## begin RECORDS FOR THE TASK

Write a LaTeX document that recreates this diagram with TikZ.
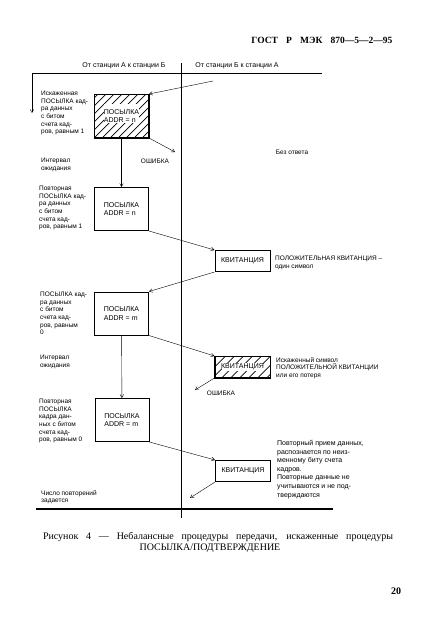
\documentclass[tikz,border=0pt]{standalone}
\usepackage{fontspec}
\setmainfont{Liberation Sans}
\newfontfamily\serifcyr{Liberation Serif}
\usepackage{tikz}
\usetikzlibrary{arrows, positioning}
\tikzset{->, >=angle 60, line width=1pt, font=\fontsize{6.5}{7.6}\selectfont}
\tikzset{frame/.style={shape=rectangle, draw, fill=white, line width=1pt,
    minimum width=54pt, minimum height=43pt, inner sep=0pt, align=left,
    font=\fontsize{7}{8.5}\selectfont}}
\tikzset{kvit/.style={frame, minimum width=55pt, minimum height=21pt}}
\tikzset{hatchline/.style={-, line width=0.7pt}}
\tikzset{lbl/.style={inner sep=0.8pt, align=left, font=\fontsize{7}{8.5}\selectfont}}
\tikzset{note/.style={anchor=north west, align=left, inner sep=0pt}}

\begin{document}
\begin{tikzpicture}[x=1pt, y=-1pt]
      \useasboundingbox (0,0) rectangle (422,622);
      \node[font=\serifcyr\bfseries\fontsize{9.5}{11}\selectfont, anchor=east] (gost) at (396,40)
      {\makebox[141pt][s]{ГОСТ Р МЭК 870—5—2—95}};
      % axes
      \node[font=\fontsize{7}{8}\selectfont] (ab) at (124,66) {От станции А к станции Б};
      \node[font=\fontsize{7}{8}\selectfont] (ba) at (237,66) {От станции Б к станции А};
      \draw[-] (181,63) -- (181,518);
      \draw (322,73) -- (32,73) -- (32,113);
      \draw[-, line width=1.2pt] (36,509) -- (333,509);
      %%%%%%%%%
      \node[frame] (s1) at (121.5,116) {};
      \begin{scope}
        \clip (94.5,94.5) rectangle (148.5,137.5);
        \foreach \h in {-48,-40,...,56}
          \draw[hatchline] (94.5+\h,137.5) -- (144.5+\h,87.5);
      \end{scope}
      \draw[-] (s1.south west) rectangle (s1.north east);
      \fill[white] (104,104) rectangle (139,123);
      \node[lbl] at (s1) {ПОСЫЛКА\\ADDR = n};
      \node[frame] (s2) at (121.5,209) {ПОСЫЛКА\\ADDR = n};
      \node[kvit] (k1) at (242.5,261) {КВИТАНЦИЯ};
      \node[frame] (s3) at (121.5,313.5) {ПОСЫЛКА\\ADDR = m};
      \node[kvit] (k2) at (242.5,367) {};
      \begin{scope}
        \clip (215,356.5) rectangle (270,377.5);
        \foreach \h in {-20,-11,...,56}
          \draw[hatchline] (215+\h,377.5) -- (240+\h,352.5);
      \end{scope}
      \draw[-] (k2.south west) rectangle (k2.north east);
      \fill[white] (222,363) rectangle (263,371);
      \node[lbl] at (k2) {КВИТАНЦИЯ};
      \node[frame] (s4) at (122,420) {ПОСЫЛКА\\ADDR = m};
      \node[kvit] (k3) at (243,471) {КВИТАНЦИЯ};
      \coordinate (in1) at (213,81);
      \coordinate (e1) at (175,152);
      \coordinate (e2) at (195,390);
      \coordinate (e3) at (190,498);
      \draw (in1) -- (s1.north east);
      \draw (s1.south east) -- (e1);
      \draw (s1) -- (s2);
      \draw (s2.south east) -- (k1.north west);
      \draw (k1.south west) -- (s3.north east);
      \draw (s3) -- (s4);
      \draw (s3.south east) -- (k2.north west);
      \draw (k2.south west) -- (e2);
      \draw (s4.south east) -- (k3.north west);
      \draw (k3.south west) -- (e3);
      % texts
      \node[note] (t1) at (41,91) {Искаженная\\ПОСЫЛКА кад-\\ра данных\\с битом\\счета кад-\\ров, равным 1};
      \node[note] (w1) at (41,158) {Интервал\\ожидания};
      \node (o1) at (155,161) {ОШИБКА};
      \node (no) at (292,152) {Без ответа};
      \node[note] (t2) at (39,186) {Повторная\\ПОСЫЛКА кад-\\ра данных\\с битом\\счета кад-\\ров, равным 1};
      \node[note] (p1) at (275,256) {ПОЛОЖИТЕЛЬНАЯ КВИТАНЦИЯ –\\один символ};
      \node[note] (t3) at (40,292) {ПОСЫЛКА кад-\\ра данных\\с битом\\счета кад-\\ров, равным\\0};
      \node[note] (w2) at (40,355) {Интервал\\ожидания};
      \node[note] (p2) at (276,357) {Искаженный символ\\ПОЛОЖИТЕЛЬНОЙ КВИТАНЦИИ\\или его потеря};
      \node (o2) at (221,393) {ОШИБКА};
      \node[note] (t4) at (39,399) {Повторная\\ПОСЫЛКА\\кадра дан-\\ных с битом\\счета кад-\\ров, равным 0};
      \node[note, font=\fontsize{7}{8.6}\selectfont] (p3) at (277,440) {Повторный прием данных,\\распознается по неиз-\\менному биту счета\\кадров.\\Повторные данные не\\учитываются и не под-\\тверждаются};
      \node[note] (nr) at (41,490) {Число повторений\\задается};
      % caption
      \node[font=\serifcyr\fontsize{10}{12}\selectfont] (cap1) at (218,537)
      {\makebox[350pt][s]{Рисунок 4 — Небалансные процедуры передачи, искаженные процедуры}};
      \node[font=\serifcyr\fontsize{10}{12}\selectfont] (cap2) at (210,548) {ПОСЫЛКА/ПОДТВЕРЖДЕНИЕ};
      \node[font=\serifcyr\bfseries\fontsize{10}{12}\selectfont] (pg) at (396,591) {20};
\end{tikzpicture}
\end{document}
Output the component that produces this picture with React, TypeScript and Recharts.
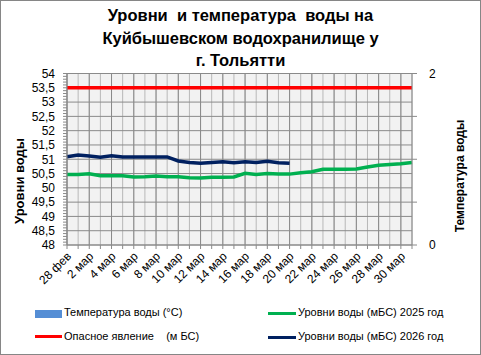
import React from 'react';
import { LineChart, Line, XAxis, YAxis, CartesianGrid, ReferenceLine } from 'recharts';

const dates = [
  '28 фев', '1 мар', '2 мар', '3 мар', '4 мар', '5 мар', '6 мар', '7 мар',
  '8 мар', '9 мар', '10 мар', '11 мар', '12 мар', '13 мар', '14 мар', '15 мар',
  '16 мар', '17 мар', '18 мар', '19 мар', '20 мар', '21 мар', '22 мар', '23 мар',
  '24 мар', '25 мар', '26 мар', '27 мар', '28 мар', '29 мар', '30 мар', '31 мар',
];

// уровни воды, м БС
const levels2025 = [
  50.47, 50.47, 50.49, 50.42, 50.42, 50.42, 50.38, 50.39, 50.41, 50.39, 50.39,
  50.35, 50.34, 50.37, 50.37, 50.38, 50.51, 50.47, 50.5, 50.48, 50.48, 50.53,
  50.56, 50.65, 50.65, 50.65, 50.66, 50.73, 50.79, 50.82, 50.84, 50.89,
];
const levels2026 = [
  51.09, 51.15, 51.11, 51.07, 51.12, 51.08, 51.08, 51.08, 51.08, 51.08, 50.94,
  50.89, 50.86, 50.89, 50.91, 50.88, 50.91, 50.89, 50.93, 50.88, 50.86,
];
const temperature: number[] = [];
const dangerLevel = 53.5;

const levelTicks = [48, 48.5, 49, 49.5, 50, 50.5, 51, 51.5, 52, 52.5, 53, 53.5, 54];
const tempTicks = [0, 0.5, 1, 1.5, 2];
const tempLabels = [0, 2];

const data = dates.map((date, i) => ({
  date,
  y2025: levels2025[i],
  y2026: levels2026[i],
  temp: temperature[i],
}));

// малые деления по 0,1 между основными
const minorTicks: number[] = [];
levelTicks.forEach((t, i) => {
  minorTicks.push(t);
  if (i < levelTicks.length - 1) {
    for (let k = 1; k < 5; k++) minorTicks.push(Math.round((t + k * 0.1) * 10) / 10);
  }
});

const FONT = '"Liberation Sans", Arial, sans-serif';
const GRID_DARK = '#8a8a8a';
const GRID_LIGHT = '#b8b8b8';

const fmtLevel = (v: number) => {
  const r = Math.round(v * 10) / 10;
  return levelTicks.includes(r) ? String(r).replace('.', ',') : '';
};

const XTick = ({ x, y, payload, index }: { x: number; y: number; payload: { value: string }; index: number }) => {
  if (index % 2 === 1) return <g />;
  const tx = x + 5;
  const ty = y + 6;
  return (
    <text
      x={tx}
      y={ty}
      transform={`rotate(-45 ${tx} ${ty})`}
      textAnchor="end"
      fontSize={12}
      fontFamily={FONT}
      fill="#000"
    >
      {payload.value}
    </text>
  );
};

const legendRow: React.CSSProperties = {
  position: 'absolute',
  fontSize: 11,
  fontFamily: FONT,
  color: '#000',
  whiteSpace: 'pre',
};

export default function App() {
  return (
    <div style={{ position: 'absolute', left: 0, top: 0, width: 481, height: 355, background: '#fff' }}>
      <div
        style={{
          position: 'absolute', left: 0, top: 4, width: 481, textAlign: 'center', whiteSpace: 'pre',
          fontFamily: FONT, fontWeight: 700, fontSize: 16.5, lineHeight: '22.5px', color: '#000',
        }}
      >
        {'Уровни  и температура  воды на\nКуйбышевском водохранилище у\nг. Тольятти'}
      </div>

      <LineChart
        width={481}
        height={355}
        data={data}
        margin={{ top: 73.5, right: 0, bottom: 50, left: 0 }}
        style={{ position: 'absolute', left: 0, top: 0 }}
      >
        <CartesianGrid fill="#f2f2f2" horizontal={false} stroke={GRID_LIGHT} />
        {levelTicks.map((v) => (
          <ReferenceLine key={`h${v}`} y={v} yAxisId="left" stroke={GRID_DARK} />
        ))}
        {dates.filter((_, i) => i % 2 === 0).map((d) => (
          <ReferenceLine key={`v${d}`} x={d} yAxisId="left" stroke={GRID_DARK} />
        ))}
        <XAxis
          dataKey="date"
          interval={0}
          height={60}
          tick={XTick}
          tickSize={4}
          stroke={GRID_DARK}
        />
        <YAxis
          yAxisId="left"
          width={67}
          domain={[48, 54]}
          ticks={minorTicks}
          interval={0}
          tickFormatter={fmtLevel}
          tickSize={4}
          tickMargin={8}
          stroke={GRID_DARK}
          tick={{ fontSize: 12, fontFamily: FONT, fill: '#000' }}
        />
        <YAxis
          yAxisId="right"
          orientation="right"
          width={69}
          type="number"
          domain={[0, 2]}
          allowDataOverflow
          ticks={tempTicks}
          interval={0}
          tickFormatter={(v: number) => (tempLabels.includes(v) ? String(v) : '')}
          tickSize={5}
          tickMargin={12}
          stroke={GRID_DARK}
          tick={{ fontSize: 12, fontFamily: FONT, fill: '#000' }}
        />
        <ReferenceLine y={dangerLevel} yAxisId="left" stroke="#ff0000" strokeWidth={3.5} />
        <Line yAxisId="right" dataKey="temp" stroke="#558ed5" dot={false} isAnimationActive={false} />
        <Line
          yAxisId="left"
          dataKey="y2025"
          stroke="#00b050"
          strokeWidth={3.5}
          dot={false}
          isAnimationActive={false}
        />
        <Line
          yAxisId="left"
          dataKey="y2026"
          stroke="#002060"
          strokeWidth={3.5}
          dot={false}
          isAnimationActive={false}
        />
      </LineChart>

      <div
        style={{
          position: 'absolute', left: 19, top: 181, transform: 'translate(-50%, -50%) rotate(-90deg)',
          fontFamily: FONT, fontWeight: 700, fontSize: 13, whiteSpace: 'nowrap',
        }}
      >
        Уровни воды
      </div>
      <div
        style={{
          position: 'absolute', left: 460, top: 176, transform: 'translate(-50%, -50%) rotate(-90deg)',
          fontFamily: FONT, fontWeight: 700, fontSize: 12, whiteSpace: 'nowrap',
        }}
      >
        Температура воды
      </div>

      {/* легенда */}
      <div style={{ position: 'absolute', left: 35, top: 310, width: 27, height: 8, background: '#558ed5' }} />
      <div style={{ ...legendRow, left: 64, top: 306 }}>Температура воды (°C)</div>
      <div style={{ position: 'absolute', left: 35, top: 335, width: 27, height: 3, background: '#ff0000' }} />
      <div style={{ ...legendRow, left: 64, top: 330 }}>Опасное явление    (м БС)</div>
      <div style={{ position: 'absolute', left: 268, top: 312, width: 28, height: 3, background: '#00b050' }} />
      <div style={{ ...legendRow, left: 298, top: 306 }}>Уровни воды (мБС) 2025 год</div>
      <div style={{ position: 'absolute', left: 268, top: 336, width: 28, height: 3, background: '#002060' }} />
      <div style={{ ...legendRow, left: 298, top: 330 }}>Уровни воды (мБС) 2026 год</div>

      <div
        style={{
          position: 'absolute', left: 0, top: 0, width: 481, height: 355, boxSizing: 'border-box',
          border: '1px solid #868686', pointerEvents: 'none',
        }}
      />
    </div>
  );
}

## end RECORDS FOR THE TASK

Pull out only the lines from the one with "Output the component" up to and including the one with "const dangerLevel = 53.5;", and drop any pictures along the way.

EXPECTED ANSWER
Output the component that produces this picture with React, TypeScript and Recharts.
import React from 'react';
import { LineChart, Line, XAxis, YAxis, CartesianGrid, ReferenceLine } from 'recharts';

const dates = [
  '28 фев', '1 мар', '2 мар', '3 мар', '4 мар', '5 мар', '6 мар', '7 мар',
  '8 мар', '9 мар', '10 мар', '11 мар', '12 мар', '13 мар', '14 мар', '15 мар',
  '16 мар', '17 мар', '18 мар', '19 мар', '20 мар', '21 мар', '22 мар', '23 мар',
  '24 мар', '25 мар', '26 мар', '27 мар', '28 мар', '29 мар', '30 мар', '31 мар',
];

// уровни воды, м БС
const levels2025 = [
  50.47, 50.47, 50.49, 50.42, 50.42, 50.42, 50.38, 50.39, 50.41, 50.39, 50.39,
  50.35, 50.34, 50.37, 50.37, 50.38, 50.51, 50.47, 50.5, 50.48, 50.48, 50.53,
  50.56, 50.65, 50.65, 50.65, 50.66, 50.73, 50.79, 50.82, 50.84, 50.89,
];
const levels2026 = [
  51.09, 51.15, 51.11, 51.07, 51.12, 51.08, 51.08, 51.08, 51.08, 51.08, 50.94,
  50.89, 50.86, 50.89, 50.91, 50.88, 50.91, 50.89, 50.93, 50.88, 50.86,
];
const temperature: number[] = [];
const dangerLevel = 53.5;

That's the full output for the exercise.